Having been unceremoniously sacked as President Trump’s director of communications after only ten days and divorced by his wife, Anthony Scaramucci has now suffered the ignominy of being rejected by the rock he crawled out from under.
“That Wackestone is the victim of his own potty mouth – if he will insist on using Obsidianties he should expect to get Slated,” said the rock in an interview with Rochdale Herald Geology supplement, The Millstone Gritter.
“We may have been Lavas, but I’m a Gneiss rock, there’s no way I’m allowing that Schist back under me in the same Sedimentary bed,” she added, giving her name as “Beryl”.
“He thinks he’s so Tuff, but that Sodic Pseudotachylite can Fluckite off,” she spat.

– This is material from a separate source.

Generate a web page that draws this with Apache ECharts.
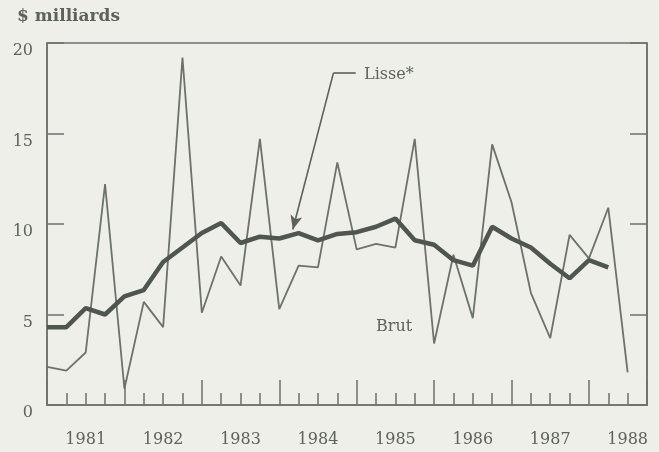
<!DOCTYPE html>
<html>
<head>
<meta charset="utf-8">
<script src="https://cdn.jsdelivr.net/npm/echarts@6/dist/echarts.min.js"></script>
<style>
  html, body { margin: 0; padding: 0; background: #efefe9; }
  #chart { width: 659px; height: 452px; }
</style>
</head>
<body>
<div id="chart"></div>
<script>
// trimestres depuis 1981 T1 (0 = début 1981)
const years = ['1981', '1982', '1983', '1984', '1985', '1986', '1987', '1988'];
const yTicks = [0, 5, 10, 15, 20];

// série brute, un point par trimestre
const brut = [2.1, 1.9, 2.9, 12.2, 0.9, 5.7, 4.3, 19.2, 5.1, 8.2, 6.6, 14.7, 5.3, 7.7, 7.6, 13.4,
  8.6, 8.9, 8.7, 14.7, 3.4, 8.3, 4.8, 14.4, 11.2, 6.2, 3.7, 9.4, 8.1, 10.9, 1.8];
// série lissée
const lisse = [4.3, 4.3, 5.35, 5.0, 6.0, 6.35, 7.9, 8.7, 9.5, 10.05, 8.95, 9.3, 9.2, 9.5, 9.1, 9.45,
  9.55, 9.85, 10.3, 9.1, 8.85, 8.0, 7.7, 9.85, 9.2, 8.7, 7.8, 7.0, 8.0, 7.6];

const ink = '#5d625b';
const frame = '#6d716b';
const font = 'DejaVu Serif';

const chart = echarts.init(document.getElementById('chart'));

const option = {
  backgroundColor: '#efefe9',
  animation: false,
  grid: {
    left: 47, right: 12, top: 43, bottom: 47,
    show: true,
    borderColor: frame,
    borderWidth: 1.5,
    backgroundColor: 'transparent'
  },
  xAxis: [{
    type: 'value',
    min: 0, max: 31, interval: 1,
    splitLine: { show: false },
    axisLine: { show: true, onZero: false, lineStyle: { color: frame, width: 1.5 } },
    axisTick: { show: true, inside: true, length: 12, lineStyle: { color: frame, width: 1.5 } },
    axisLabel: {
      margin: 27,
      color: ink,
      fontFamily: font,
      fontSize: 16,
      formatter: v => (v % 4 === 2 ? years[(v - 2) / 4] : '')
    }
  }, {
    // longues graduations aux changements d'année
    type: 'value',
    position: 'bottom',
    min: 0, max: 31, interval: 4,
    splitLine: { show: false },
    axisLine: { show: false, onZero: false },
    axisTick: { show: true, inside: true, length: 25, lineStyle: { color: frame, width: 1.5 } },
    axisLabel: { show: false }
  }],
  yAxis: [{
    type: 'value',
    min: 0, max: 20, interval: 5,
    splitLine: { show: false },
    axisLine: { show: true, onZero: false, lineStyle: { color: frame, width: 1.5 } },
    axisTick: { show: true, inside: true, length: 17, lineStyle: { color: frame, width: 1.5 } },
    axisLabel: {
      margin: 14,
      color: ink,
      fontFamily: font,
      fontSize: 16,
      verticalAlign: 'top',
      lineHeight: 16,
      formatter: v => (yTicks.includes(v) ? String(v) : '')
    }
  }, {
    type: 'value',
    position: 'right',
    min: 0, max: 20, interval: 5,
    splitLine: { show: false },
    axisLine: { show: true, onZero: false, lineStyle: { color: frame, width: 1.5 } },
    axisTick: { show: true, inside: true, length: 17, lineStyle: { color: frame, width: 1.5 } },
    axisLabel: { show: false }
  }],
  series: [{
    name: 'Brut',
    type: 'line',
    data: brut.map((v, i) => [i, v]),
    showSymbol: false,
    lineStyle: { color: '#6c726a', width: 1.8 },
    z: 2
  }, {
    name: 'Lisse*',
    type: 'line',
    data: lisse.map((v, i) => [i, v]),
    showSymbol: false,
    lineStyle: { color: '#4e564f', width: 4.5 },
    z: 3,
    markLine: {
      silent: true,
      animation: false,
      label: { show: false },
      lineStyle: { color: '#5a6259', width: 1.6, type: 'solid' },
      data: [
        [{ coord: [15.95, 18.35], symbol: 'none' }, { coord: [14.8, 18.35], symbol: 'none' }],
        [{ coord: [14.8, 18.35], symbol: 'none' }, { coord: [12.7, 9.7], symbol: 'arrow', symbolSize: [9, 14] }]
      ]
    }
  }],
  graphic: [
    {
      type: 'text', left: 17, top: 8,
      style: { text: '$ milliards', font: '600 17px "DejaVu Serif"', fill: ink }
    },
    {
      type: 'text', left: 364, top: 67,
      style: { text: 'Lisse*', font: '16px "DejaVu Serif"', fill: ink }
    },
    {
      type: 'text', left: 376, top: 319,
      style: { text: 'Brut', font: '16px "DejaVu Serif"', fill: ink }
    }
  ]
};

chart.setOption(option);
</script>
</body>
</html>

Wall Street too appears unlikely to roll out the red Garnet and welcome back its former Aluminite with several former employers including Gold Manganese Saxonite confirming that as far as they were concerned Scaramucci was beyond the Pearl.
Fears that Sacaramucci might respond to his sacking by exposing President Trump and his family as Crookesites were assuaged Tuesday when it became apparent that as part of his termination package he had agreed to keep his Deccan Trap firmly shut. “That Schist better do as he agreed or he’ll be Coprolite,” said a White (Gypsum) House spokesman Bob Fossil.
However despite the setbacks the future for Scaramucci may not be as black Basalt as it first appears. “Speaking the Herald a spokesman for New York University faculty of geology confirmed that plenty of openings exist for a foul mouthed Fukuchilite, with a talent for distracting attention from his employer.
“Tony Blairmorite for one is in desperate need of someone to take the Flake while he stays well Hiddenite after the UK High Court’s decision that he can’t be prosecuted for declaring Wardite on Iraq.
“If only the lying Stalactite had invaded Iran instead, then we could have used Iranite for one final rocking run of pun fun,” he lamented.